● **What this task involves**: Return precisely the span of lines from the top of the material below to the line containing "import * as", both included. Pictures are excluded.
+===+
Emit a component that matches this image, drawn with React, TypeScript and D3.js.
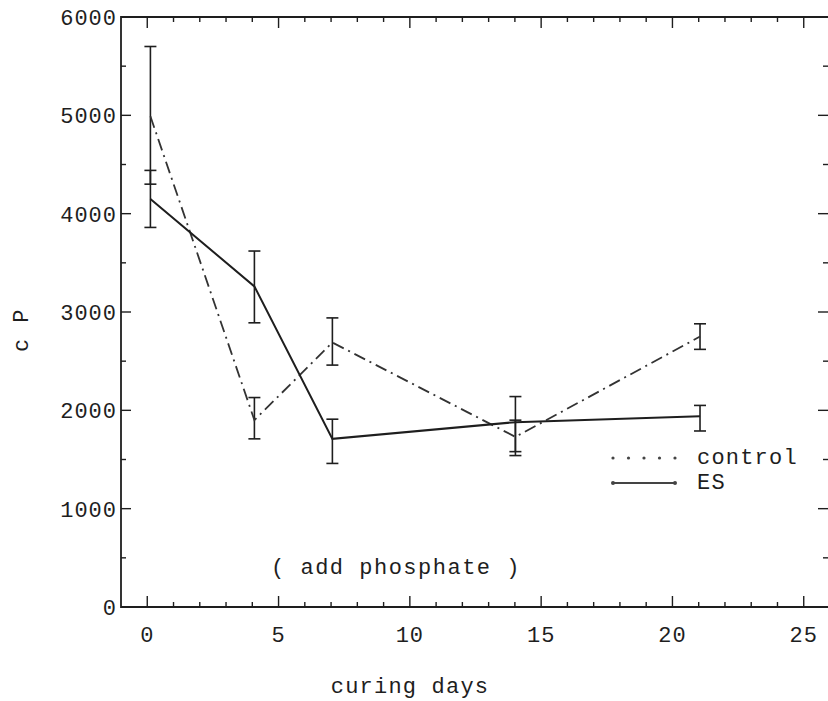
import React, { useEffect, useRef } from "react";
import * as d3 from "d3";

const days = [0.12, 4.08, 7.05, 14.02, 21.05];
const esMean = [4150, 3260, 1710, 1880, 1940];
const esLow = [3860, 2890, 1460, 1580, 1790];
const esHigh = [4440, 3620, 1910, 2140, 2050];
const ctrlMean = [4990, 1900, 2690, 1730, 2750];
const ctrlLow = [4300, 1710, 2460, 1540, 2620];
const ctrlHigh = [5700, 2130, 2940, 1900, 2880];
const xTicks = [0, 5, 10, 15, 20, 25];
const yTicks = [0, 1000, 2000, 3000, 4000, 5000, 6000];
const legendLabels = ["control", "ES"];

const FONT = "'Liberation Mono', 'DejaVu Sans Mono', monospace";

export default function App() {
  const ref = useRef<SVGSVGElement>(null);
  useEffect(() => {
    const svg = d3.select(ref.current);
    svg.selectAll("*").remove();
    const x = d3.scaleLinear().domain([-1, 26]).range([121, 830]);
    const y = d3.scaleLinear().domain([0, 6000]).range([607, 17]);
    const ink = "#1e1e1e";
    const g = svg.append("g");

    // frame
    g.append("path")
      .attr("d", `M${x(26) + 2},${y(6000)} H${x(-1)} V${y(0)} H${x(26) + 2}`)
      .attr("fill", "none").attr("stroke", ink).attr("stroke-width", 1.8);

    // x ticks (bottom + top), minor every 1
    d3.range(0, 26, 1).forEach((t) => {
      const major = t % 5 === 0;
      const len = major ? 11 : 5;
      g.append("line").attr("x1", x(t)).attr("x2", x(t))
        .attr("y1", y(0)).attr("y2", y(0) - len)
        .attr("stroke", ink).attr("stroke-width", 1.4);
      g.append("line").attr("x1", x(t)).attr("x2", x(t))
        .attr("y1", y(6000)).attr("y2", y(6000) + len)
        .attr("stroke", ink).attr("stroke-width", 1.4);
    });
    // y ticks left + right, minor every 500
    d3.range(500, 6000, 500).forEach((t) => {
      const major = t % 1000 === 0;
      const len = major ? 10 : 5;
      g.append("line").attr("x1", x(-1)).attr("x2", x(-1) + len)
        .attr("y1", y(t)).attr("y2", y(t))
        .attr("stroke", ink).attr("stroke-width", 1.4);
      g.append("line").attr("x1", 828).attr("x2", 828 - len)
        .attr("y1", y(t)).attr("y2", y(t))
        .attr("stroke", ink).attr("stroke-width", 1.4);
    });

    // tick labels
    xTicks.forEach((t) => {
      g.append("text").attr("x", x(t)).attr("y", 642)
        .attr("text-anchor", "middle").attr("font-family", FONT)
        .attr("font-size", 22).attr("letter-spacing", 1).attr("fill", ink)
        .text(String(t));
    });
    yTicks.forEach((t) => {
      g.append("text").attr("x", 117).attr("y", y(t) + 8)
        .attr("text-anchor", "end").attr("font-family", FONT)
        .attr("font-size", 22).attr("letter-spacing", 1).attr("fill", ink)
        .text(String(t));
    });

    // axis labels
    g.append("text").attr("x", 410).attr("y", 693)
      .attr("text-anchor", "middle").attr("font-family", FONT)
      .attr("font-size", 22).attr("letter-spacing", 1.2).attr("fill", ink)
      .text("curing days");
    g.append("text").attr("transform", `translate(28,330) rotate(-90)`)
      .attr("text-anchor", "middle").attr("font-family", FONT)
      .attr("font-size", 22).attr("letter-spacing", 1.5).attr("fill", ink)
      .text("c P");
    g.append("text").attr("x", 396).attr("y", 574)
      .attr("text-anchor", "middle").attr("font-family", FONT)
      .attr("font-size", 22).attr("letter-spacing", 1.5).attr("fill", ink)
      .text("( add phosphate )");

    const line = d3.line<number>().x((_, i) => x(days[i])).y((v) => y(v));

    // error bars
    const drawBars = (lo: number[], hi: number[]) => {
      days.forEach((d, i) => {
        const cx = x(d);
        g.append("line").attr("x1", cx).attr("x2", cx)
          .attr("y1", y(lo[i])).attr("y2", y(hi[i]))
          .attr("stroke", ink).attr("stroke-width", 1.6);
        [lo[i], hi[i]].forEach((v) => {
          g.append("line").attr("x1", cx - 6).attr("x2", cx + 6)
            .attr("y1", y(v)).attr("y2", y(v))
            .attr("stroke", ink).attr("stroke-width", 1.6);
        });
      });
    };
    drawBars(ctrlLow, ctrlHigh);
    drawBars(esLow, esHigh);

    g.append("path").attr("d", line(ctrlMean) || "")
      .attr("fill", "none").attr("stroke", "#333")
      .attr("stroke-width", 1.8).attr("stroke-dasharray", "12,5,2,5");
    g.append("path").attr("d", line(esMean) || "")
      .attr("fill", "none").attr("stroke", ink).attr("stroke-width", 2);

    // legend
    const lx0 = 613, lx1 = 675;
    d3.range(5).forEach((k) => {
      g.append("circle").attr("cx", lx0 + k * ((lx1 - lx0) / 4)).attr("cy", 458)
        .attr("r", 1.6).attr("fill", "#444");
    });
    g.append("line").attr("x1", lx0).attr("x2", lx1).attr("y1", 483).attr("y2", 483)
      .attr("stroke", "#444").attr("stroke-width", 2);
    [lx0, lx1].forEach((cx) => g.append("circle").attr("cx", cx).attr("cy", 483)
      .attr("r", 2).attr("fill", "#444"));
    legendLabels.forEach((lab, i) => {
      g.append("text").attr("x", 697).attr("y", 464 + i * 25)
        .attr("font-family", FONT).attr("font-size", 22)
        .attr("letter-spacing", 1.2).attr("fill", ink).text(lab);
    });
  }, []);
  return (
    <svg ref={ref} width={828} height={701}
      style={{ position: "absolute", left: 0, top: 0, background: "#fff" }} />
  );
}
+===+
● **Output**:
Emit a component that matches this image, drawn with React, TypeScript and D3.js.
import React, { useEffect, useRef } from "react";
import * as d3 from "d3";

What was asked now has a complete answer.